One study found that patients who believed their illness was out of their control showed the slowest progression to full recovery, long after the initial vestibular injury had healed. The study revealed that the patient who compensated well was one who, at the psychological level, was not afraid of the symptoms and had some positive control over them. Notably, a reduction in negative beliefs over time was greater in those patients treated with rehabilitation than in those untreated. "Of utmost importance, baseline beliefs were the only significant predictor of change in a handicap at 6 months follow-up."

===Medication===
Vestibular neuritis is generally self-limiting. Treatment with drugs is neither effective nor necessary. The effect of glucocorticoids has been studied; they have not been found to affect the long-term outcome significantly .

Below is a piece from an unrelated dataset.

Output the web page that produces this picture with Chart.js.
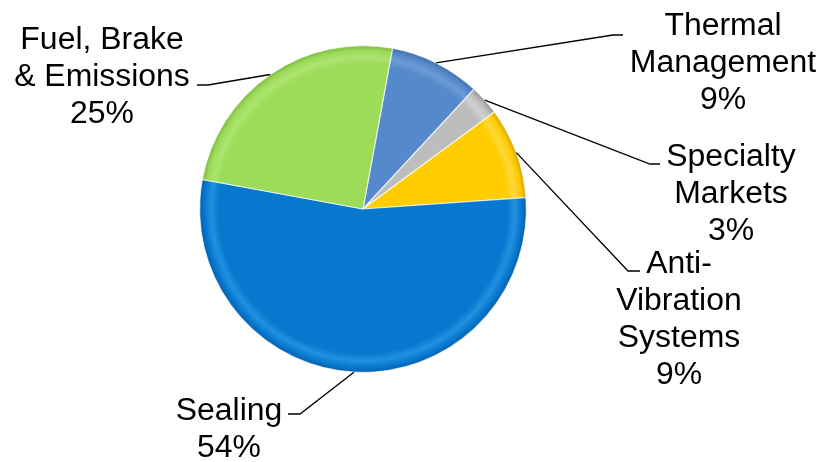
<!DOCTYPE html>
<html>
<head>
<meta charset="utf-8">
<script src="https://cdn.jsdelivr.net/npm/chart.js@4.4.1/dist/chart.umd.min.js"></script>
<style>
    html, body { margin: 0; padding: 0; background: #fff; }
    #wrap { width: 832px; height: 462px; position: relative; }
</style>
</head>
<body>
<div id="wrap"><canvas id="chart"></canvas></div>
<script>
"use strict";

// Segments, clockwise starting just right of twelve o'clock
const segments = ["Thermal Management", "Specialty Markets", "Anti-Vibration Systems", "Sealing", "Fuel, Brake & Emissions"];
const shares = [9, 3, 9, 54, 25];
const labelLines = [
    ["Thermal", "Management"],
    ["Specialty", "Markets"],
    ["Anti-", "Vibration", "Systems"],
    ["Sealing"],
    ["Fuel, Brake", "& Emissions"],
];
const sliceColors = ["#5489cb", "#bdbdbd", "#ffcc00", "#0778d0", "#9cdc58"];
const rimLight = ["#6d9bd6", "#cfcfcf", "#ffd83a", "#2390e0", "#acE470"];
const rimDark = ["#3f6ea8", "#8f8f8f", "#cfa000", "#055da6", "#7cb63e"];

// Where each outside label sits: text centre x, first line centre y, elbow and end of the leader
const labelLayout = [
    { x: 723, y: 24, elbow: [613, 35], end: [623, 35] },
    { x: 731, y: 155, elbow: [650, 164], end: [660, 164] },
    { x: 679, y: 262, elbow: [628, 271], end: [640, 271] },
    { x: 229, y: 409, elbow: [300, 414], end: [288, 414] },
    { x: 102, y: 38, elbow: [208, 85], end: [197, 85] },
];

const FONT = "31px 'Liberation Sans', Arial, sans-serif";
const TEXT_STRETCH = 1.03;
const LINE_GAP = 37;

// Radial shading so each slice gets a bevelled rim
function bevel(ctx) {
    const chart = ctx.chart;
    const area = chart.chartArea;
    const i = ctx.dataIndex;
    if (!area) return sliceColors[i];
    const cx = (area.left + area.right) / 2;
    const cy = (area.top + area.bottom) / 2;
    const r = Math.min(area.right - area.left, area.bottom - area.top) / 2;
    const g = chart.ctx.createRadialGradient(cx, cy, 0, cx, cy, r);
    g.addColorStop(0, sliceColors[i]);
    g.addColorStop(0.88, sliceColors[i]);
    g.addColorStop(0.925, rimLight[i]);
    g.addColorStop(0.965, sliceColors[i]);
    g.addColorStop(1, rimDark[i]);
    return g;
}

const leaderLabels = {
    id: "leaderLabels",
    afterDatasetsDraw(chart) {
        const ctx = chart.ctx;
        const arcs = chart.getDatasetMeta(0).data;
        ctx.save();
        arcs.forEach((arc, i) => {
            const p = arc.getProps(["x", "y", "startAngle", "endAngle", "outerRadius"], true);
            const mid = (p.startAngle + p.endAngle) / 2;
            const ax = p.x + Math.cos(mid) * p.outerRadius;
            const ay = p.y + Math.sin(mid) * p.outerRadius;
            const lay = labelLayout[i];

            ctx.strokeStyle = "#000";
            ctx.lineWidth = 1.3;
            ctx.beginPath();
            ctx.moveTo(ax, ay);
            ctx.lineTo(lay.elbow[0], lay.elbow[1]);
            ctx.lineTo(lay.end[0], lay.end[1]);
            ctx.stroke();

            const lines = labelLines[i].concat([shares[i] + "%"]);
            ctx.fillStyle = "#000";
            ctx.font = FONT;
            ctx.textAlign = "center";
            ctx.textBaseline = "alphabetic";
            lines.forEach((t, k) => {
                ctx.save();
                ctx.translate(lay.x, lay.y + 11 + k * LINE_GAP);
                ctx.scale(TEXT_STRETCH, 1);
                ctx.fillText(t, 0, 0);
                ctx.restore();
            });
        });
        ctx.restore();
    },
};

new Chart(document.getElementById("chart"), {
    type: "pie",
    data: {
        labels: segments,
        datasets: [
            {
                data: shares,
                backgroundColor: bevel,
                borderColor: "rgba(255, 255, 255, 0.7)",
                borderWidth: 1.2,
            },
        ],
    },
    options: {
        responsive: true,
        maintainAspectRatio: false,
        animation: false,
        rotation: 10.4,
        layout: {
            padding: { top: 45, bottom: 89, left: 199, right: 305 },
        },
        plugins: {
            legend: { display: false },
            tooltip: { enabled: false },
        },
    },
    plugins: [leaderLabels],
});
</script>
</body>
</html>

Symptomatic treatment with antihistaminics such as cinnarizine, however, can be used to suppress the symptoms of vestibular neuritis as it spontaneously regresses. Prochlorperazine is another commonly prescribed medication to help alleviate the symptoms of vertigo and nausea.

===Mental disorders===
Because mood disorders can hamper recovery from labyrinthitis, treatment may also include any co-occurring anxiety disorder or depression. Severe anxiety episodes are usually addressed by short-term benzodiazepine therapy.

==Prognosis==
Recovery from acute labyrinthine inflammation generally takes from one to six weeks. It is not uncommon for residual symptoms such as dysequilibrium and dizziness to last for a couple of months.

Recovery from a temporarily damaged inner ear typically follows two phases:
1. An acute period, which may include severe vertigo and vomiting
2. approximately two weeks of sub-acute symptoms and rapid recovery

== Epidemiology ==
The prevalence of vestibular neuritis is approximately 3.5 cases per 100,000 people. It typically occurs in those aged 30 to 60 years, and there are no significant differences between male and female incidence rates. In 95% of cases, sufferers experience a single attack and fully recover. Vestibular rehabilitation showed a statistically significant increase in controlling symptoms over no intervention in people who have vestibular neuritis.